Das Blatt habe sich gewendet, bejubelte die Türkische Kulturgemeinde in Österreich ihren Sieg über das Bausteine-Imperium. "Wir bedanken uns und gratulieren Lego zur Entscheidung", erklärte Obmann Birol Kilic nach einem Treffen mit diversen Vertretern der Firma, unter ihnen Chefdesignerin Marta Tantos. Generalsekretärin Günes bekräftigte, dass "ein Bösewicht, der orientalische Wasserpfeife raucht und eine Prinzessin als Bauchtänzerin in Ketten gefangen hält", dieser "Fall von kulturellem Rassismus" nichts in Kinderzimmern verloren habe. "Mit dem Spielzeug werden eindeutig Orientalen und Asiaten diffamiert, indem Klischees in Plastikmännchen gegossen werden." Die Gemeinde stellte zudem fest, dass der Name "Al Jabbar" im Arabischen mit "der Allmächtige" zu übersetzen und einer der 99 Namen für Allah im Koran sei.
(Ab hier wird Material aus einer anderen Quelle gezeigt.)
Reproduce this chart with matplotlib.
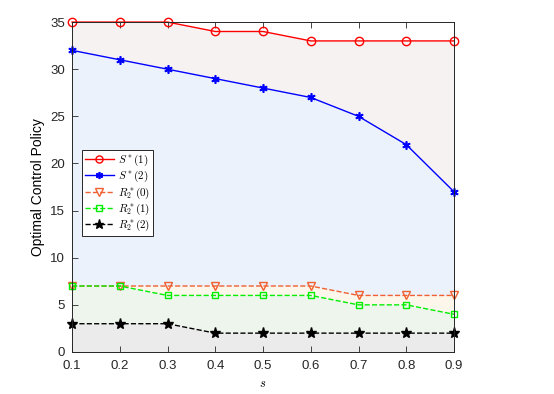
import matplotlib
matplotlib.use("Agg")
import matplotlib.pyplot as plt

plt.rcParams['font.family'] = ['Liberation Sans', 'DejaVu Sans']
plt.rcParams['mathtext.fontset'] = 'cm'

s = [0.1, 0.2, 0.3, 0.4, 0.5, 0.6, 0.7, 0.8, 0.9]
s_star_1 = [35, 35, 35, 34, 34, 33, 33, 33, 33]
s_star_2 = [32, 31, 30, 29, 28, 27, 25, 22, 17]
r_star_0 = [7, 7, 7, 7, 7, 7, 6, 6, 6]
r_star_1 = [7, 7, 6, 6, 6, 6, 5, 5, 4]
r_star_2 = [3, 3, 3, 2, 2, 2, 2, 2, 2]

fig = plt.figure(figsize=(5.54, 3.94), dpi=100)
ax = fig.add_axes([0.130, 0.1066, 0.6895, 0.8374])

# shaded bands between curves
ax.fill_between(s, s_star_2, s_star_1, color='#f7f2f2', lw=0)
ax.fill_between(s, r_star_0, s_star_2, color='#ebf2fb', lw=0)
ax.fill_between(s, r_star_1, r_star_0, color='#fdf6ea', lw=0)
ax.fill_between(s, r_star_2, r_star_1, color='#eef5ec', lw=0)
ax.fill_between(s, 0, r_star_2, color='#ebebeb', lw=0)

ax.plot(s, s_star_1, '-', color='#ff0000', lw=1.0, marker='o', ms=6,
        mfc='none', mec='#ff0000', mew=1.0, label=r'$S^*(1)$', clip_on=False)
ax.plot(s, s_star_2, '-', color='#0000ff', lw=1.0, marker=(6, 2, 0), ms=6,
        mec='#0000ff', mew=1.2, label=r'$S^*(2)$', clip_on=False)
ax.plot(s, r_star_0, '--', color='#f06030', lw=1.0, marker='v', ms=6,
        mfc='none', mec='#f06030', mew=1.0, label=r'$R_2^*(0)$', clip_on=False)
ax.plot(s, r_star_1, '--', color='#00ee00', lw=1.0, marker='s', ms=5,
        mfc='none', mec='#00ee00', mew=1.0, label=r'$R_2^*(1)$', clip_on=False)
ax.plot(s, r_star_2, '--', color='#000000', lw=1.0, marker='*', ms=8,
        mfc='#000000', mec='#000000', label=r'$R_2^*(2)$', clip_on=False)

ax.set_xlim(0.1, 0.9)
ax.set_ylim(0, 35)
ax.set_xticks(s)
ax.set_yticks([0, 5, 10, 15, 20, 25, 30, 35])
ax.tick_params(direction='in', top=True, right=False, labelsize=9.5,
               length=4, width=0.6, colors='#262626')
ax.tick_params(axis='x', pad=6)
ax.tick_params(axis='y', pad=5)
for sp in ax.spines.values():
    sp.set_linewidth(0.7)
    sp.set_color('#262626')

ax.set_ylabel('Optimal Control Policy', fontsize=10)
ax.set_xlabel(r'$s$', fontsize=9)

leg = ax.legend(loc='upper left', bbox_to_anchor=(0.012, 0.63), fontsize=8,
                fancybox=False, edgecolor='#262626', framealpha=1,
                handlelength=2.6, borderpad=0.25, labelspacing=0.1,
                handletextpad=0.4, markerscale=0.85)
leg.get_frame().set_linewidth(0.7)

fig.savefig('out.png', dpi=100)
Im Hebräischen werde das Wort mit "Lob" übersetzt.
Achtung Laserschwert!
Die Dänen dementieren, dass sie das Produkt wegen der Kritik aus den Regalen nehmen wollen. Das Sortiment habe "in der Regel einen Lebenszyklus von ein bis drei Jahren", hieß es in einer Erklärung. Für den Palast von Jabba wäre so oder so das Ende 2013 gekommen. Offenbar geht das Unternehmen auf Nummer sicher: Im Wachstumsmarkt Asien gibt es zahlreiche muslimisch geprägte Länder. Doch aufgepasst: Yoda, der kleine grüne Kerl mit den Riesenohren, wird auf der Packung des Lego-Videospiels "Star Wars" mit Laserschwert gezeigt. Wer weiß, was dahintersteckt.